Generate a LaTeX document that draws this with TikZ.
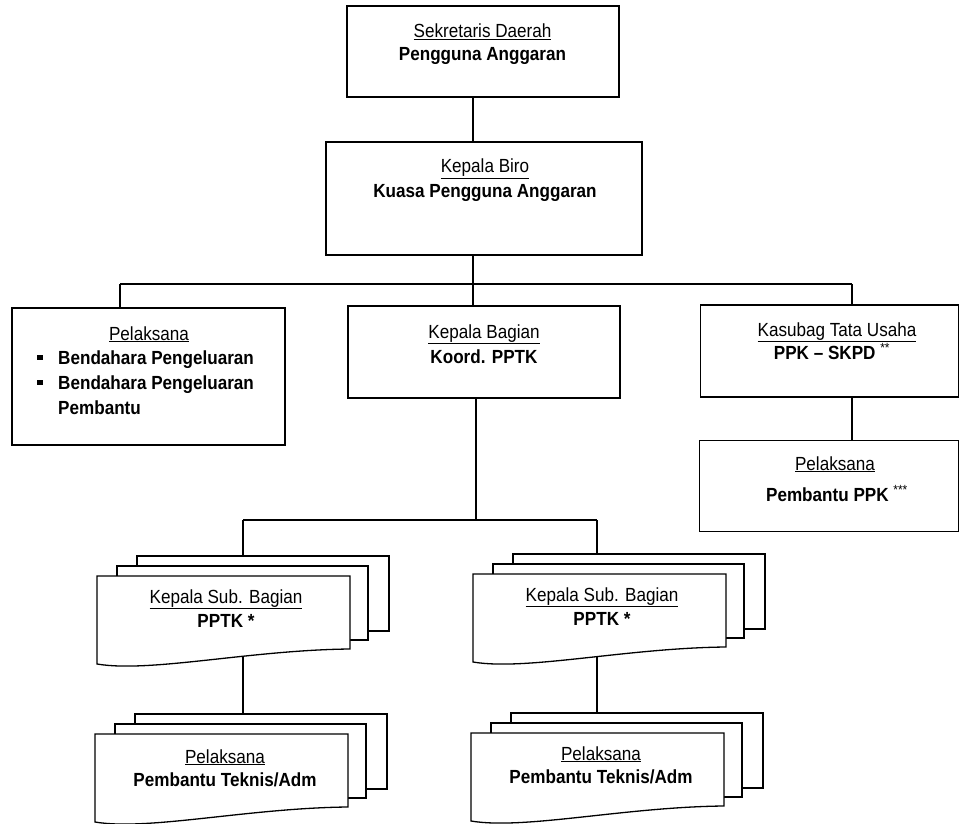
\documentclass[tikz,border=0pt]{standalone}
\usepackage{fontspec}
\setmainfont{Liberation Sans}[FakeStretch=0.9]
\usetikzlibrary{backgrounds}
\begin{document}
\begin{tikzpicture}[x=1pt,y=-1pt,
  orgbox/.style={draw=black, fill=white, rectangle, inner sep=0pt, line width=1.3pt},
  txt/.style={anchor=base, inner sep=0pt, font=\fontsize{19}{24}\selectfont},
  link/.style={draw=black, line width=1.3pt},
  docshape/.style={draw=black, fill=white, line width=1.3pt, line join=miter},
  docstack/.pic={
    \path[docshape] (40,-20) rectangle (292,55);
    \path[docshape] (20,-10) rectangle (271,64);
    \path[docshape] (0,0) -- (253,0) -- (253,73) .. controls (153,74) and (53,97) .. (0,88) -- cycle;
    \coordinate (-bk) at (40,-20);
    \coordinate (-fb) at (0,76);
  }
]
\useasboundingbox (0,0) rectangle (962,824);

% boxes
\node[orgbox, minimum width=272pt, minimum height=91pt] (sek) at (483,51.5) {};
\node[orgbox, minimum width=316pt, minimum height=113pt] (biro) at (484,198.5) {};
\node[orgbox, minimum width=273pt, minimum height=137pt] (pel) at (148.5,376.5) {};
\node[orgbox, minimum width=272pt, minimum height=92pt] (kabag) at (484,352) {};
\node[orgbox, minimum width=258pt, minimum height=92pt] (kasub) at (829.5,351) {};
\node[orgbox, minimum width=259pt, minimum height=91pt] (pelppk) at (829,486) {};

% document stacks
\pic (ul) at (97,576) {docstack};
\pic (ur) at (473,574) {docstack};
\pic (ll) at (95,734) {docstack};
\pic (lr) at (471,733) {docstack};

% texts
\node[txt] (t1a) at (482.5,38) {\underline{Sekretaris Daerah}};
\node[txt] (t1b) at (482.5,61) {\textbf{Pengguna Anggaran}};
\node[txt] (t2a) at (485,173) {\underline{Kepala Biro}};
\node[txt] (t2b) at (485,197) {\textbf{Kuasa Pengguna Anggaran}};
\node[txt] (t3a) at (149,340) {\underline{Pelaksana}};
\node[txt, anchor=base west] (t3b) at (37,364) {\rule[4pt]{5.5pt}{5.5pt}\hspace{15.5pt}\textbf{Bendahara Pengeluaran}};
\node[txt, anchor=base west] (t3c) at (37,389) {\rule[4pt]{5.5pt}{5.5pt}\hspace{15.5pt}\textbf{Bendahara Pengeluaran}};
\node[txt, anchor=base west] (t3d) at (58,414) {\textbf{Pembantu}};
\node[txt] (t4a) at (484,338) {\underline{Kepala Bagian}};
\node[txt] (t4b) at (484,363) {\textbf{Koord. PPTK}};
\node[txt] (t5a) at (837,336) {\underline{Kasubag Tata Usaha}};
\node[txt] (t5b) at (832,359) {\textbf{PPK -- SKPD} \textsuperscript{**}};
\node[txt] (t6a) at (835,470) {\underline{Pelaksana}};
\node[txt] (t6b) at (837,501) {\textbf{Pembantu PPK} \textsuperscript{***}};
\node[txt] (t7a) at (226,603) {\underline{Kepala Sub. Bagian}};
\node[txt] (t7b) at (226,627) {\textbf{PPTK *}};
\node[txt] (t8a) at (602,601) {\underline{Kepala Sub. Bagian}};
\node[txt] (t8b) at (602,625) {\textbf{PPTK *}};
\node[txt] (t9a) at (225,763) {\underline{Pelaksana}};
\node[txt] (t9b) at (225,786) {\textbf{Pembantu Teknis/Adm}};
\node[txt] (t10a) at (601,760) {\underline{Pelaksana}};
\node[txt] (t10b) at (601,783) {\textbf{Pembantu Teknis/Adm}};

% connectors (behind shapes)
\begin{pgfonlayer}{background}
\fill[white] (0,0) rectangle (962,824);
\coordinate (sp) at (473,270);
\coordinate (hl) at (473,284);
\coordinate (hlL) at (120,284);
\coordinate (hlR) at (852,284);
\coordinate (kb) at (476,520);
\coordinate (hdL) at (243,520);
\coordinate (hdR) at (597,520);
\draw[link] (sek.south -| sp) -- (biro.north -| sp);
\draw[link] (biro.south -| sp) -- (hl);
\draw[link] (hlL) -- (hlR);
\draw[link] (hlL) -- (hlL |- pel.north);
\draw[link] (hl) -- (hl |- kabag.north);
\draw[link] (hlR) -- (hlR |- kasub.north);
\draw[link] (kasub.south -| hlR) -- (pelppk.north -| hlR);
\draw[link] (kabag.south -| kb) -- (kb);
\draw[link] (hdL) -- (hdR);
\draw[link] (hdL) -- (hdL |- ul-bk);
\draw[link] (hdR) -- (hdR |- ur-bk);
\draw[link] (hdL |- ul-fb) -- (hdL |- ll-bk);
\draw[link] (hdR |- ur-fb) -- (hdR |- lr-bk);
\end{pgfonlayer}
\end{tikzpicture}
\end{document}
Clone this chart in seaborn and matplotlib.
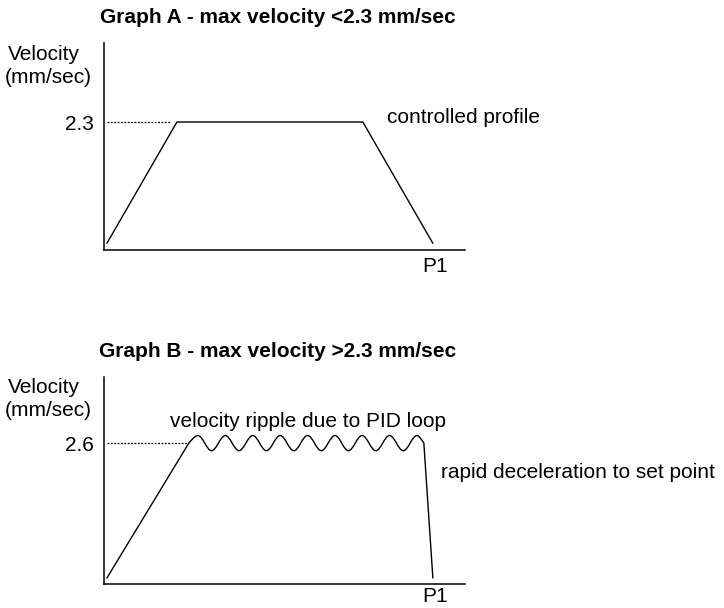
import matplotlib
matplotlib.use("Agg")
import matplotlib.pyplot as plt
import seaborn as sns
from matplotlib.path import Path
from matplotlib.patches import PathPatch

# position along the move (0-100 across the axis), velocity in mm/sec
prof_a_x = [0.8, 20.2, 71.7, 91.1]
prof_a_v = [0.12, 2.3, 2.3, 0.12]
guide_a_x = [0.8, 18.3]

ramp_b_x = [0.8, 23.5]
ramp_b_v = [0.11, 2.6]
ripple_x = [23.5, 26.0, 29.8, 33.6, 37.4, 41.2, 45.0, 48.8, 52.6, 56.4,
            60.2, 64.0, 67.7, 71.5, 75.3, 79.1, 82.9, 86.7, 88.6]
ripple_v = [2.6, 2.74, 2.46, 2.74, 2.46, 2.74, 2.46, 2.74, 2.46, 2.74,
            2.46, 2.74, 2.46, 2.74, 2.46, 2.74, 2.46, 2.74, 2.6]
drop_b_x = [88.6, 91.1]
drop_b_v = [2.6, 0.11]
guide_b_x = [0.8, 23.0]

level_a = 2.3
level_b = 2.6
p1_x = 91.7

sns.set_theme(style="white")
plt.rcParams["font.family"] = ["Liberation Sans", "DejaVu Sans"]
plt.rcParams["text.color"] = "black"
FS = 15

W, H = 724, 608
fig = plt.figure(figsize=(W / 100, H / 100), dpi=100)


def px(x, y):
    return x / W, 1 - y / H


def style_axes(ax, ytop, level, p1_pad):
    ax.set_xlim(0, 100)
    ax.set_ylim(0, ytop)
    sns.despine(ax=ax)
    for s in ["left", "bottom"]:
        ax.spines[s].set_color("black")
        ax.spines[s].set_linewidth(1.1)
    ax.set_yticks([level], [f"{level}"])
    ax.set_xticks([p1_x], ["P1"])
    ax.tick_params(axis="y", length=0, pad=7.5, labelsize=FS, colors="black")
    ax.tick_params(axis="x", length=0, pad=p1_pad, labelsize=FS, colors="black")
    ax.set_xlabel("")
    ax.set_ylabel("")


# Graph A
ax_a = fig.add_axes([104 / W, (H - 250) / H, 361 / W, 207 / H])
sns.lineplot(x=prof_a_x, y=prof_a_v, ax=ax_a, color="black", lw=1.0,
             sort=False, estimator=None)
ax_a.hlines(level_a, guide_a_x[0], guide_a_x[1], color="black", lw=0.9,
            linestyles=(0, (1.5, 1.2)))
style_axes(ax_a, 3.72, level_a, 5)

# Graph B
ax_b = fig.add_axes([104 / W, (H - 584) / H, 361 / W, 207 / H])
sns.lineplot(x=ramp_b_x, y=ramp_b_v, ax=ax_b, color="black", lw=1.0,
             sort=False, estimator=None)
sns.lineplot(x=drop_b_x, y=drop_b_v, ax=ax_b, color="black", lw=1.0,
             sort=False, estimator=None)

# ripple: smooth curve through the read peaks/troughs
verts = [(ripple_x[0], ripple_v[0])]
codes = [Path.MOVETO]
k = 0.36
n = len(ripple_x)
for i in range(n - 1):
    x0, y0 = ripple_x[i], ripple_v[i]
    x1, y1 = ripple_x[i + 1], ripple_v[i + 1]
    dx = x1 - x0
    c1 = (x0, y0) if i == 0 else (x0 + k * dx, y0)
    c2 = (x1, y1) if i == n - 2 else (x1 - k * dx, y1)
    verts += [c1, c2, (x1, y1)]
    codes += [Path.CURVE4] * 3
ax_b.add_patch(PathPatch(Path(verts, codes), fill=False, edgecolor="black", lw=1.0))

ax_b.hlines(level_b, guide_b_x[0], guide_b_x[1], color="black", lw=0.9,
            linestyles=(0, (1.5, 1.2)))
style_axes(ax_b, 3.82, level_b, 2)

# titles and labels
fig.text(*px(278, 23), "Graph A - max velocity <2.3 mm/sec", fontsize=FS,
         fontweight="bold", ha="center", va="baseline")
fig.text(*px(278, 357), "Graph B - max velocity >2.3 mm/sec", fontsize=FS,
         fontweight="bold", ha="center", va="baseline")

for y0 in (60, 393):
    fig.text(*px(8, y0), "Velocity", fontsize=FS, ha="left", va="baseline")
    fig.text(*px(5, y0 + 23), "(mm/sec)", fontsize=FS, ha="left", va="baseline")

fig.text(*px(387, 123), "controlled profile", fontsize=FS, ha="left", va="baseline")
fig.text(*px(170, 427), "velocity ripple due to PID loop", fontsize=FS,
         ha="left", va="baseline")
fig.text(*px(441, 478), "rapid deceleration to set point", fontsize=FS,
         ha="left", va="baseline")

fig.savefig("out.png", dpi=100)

**Problem requirements:**
Keep to the lines between the line with "Clone this chart in seaborn and matplotlib." and the line with "from matplotlib.patches import PathPatch", inclusive, and transcribe them without pictures.

**Completed exercise:**
Clone this chart in seaborn and matplotlib.
import matplotlib
matplotlib.use("Agg")
import matplotlib.pyplot as plt
import seaborn as sns
from matplotlib.path import Path
from matplotlib.patches import PathPatch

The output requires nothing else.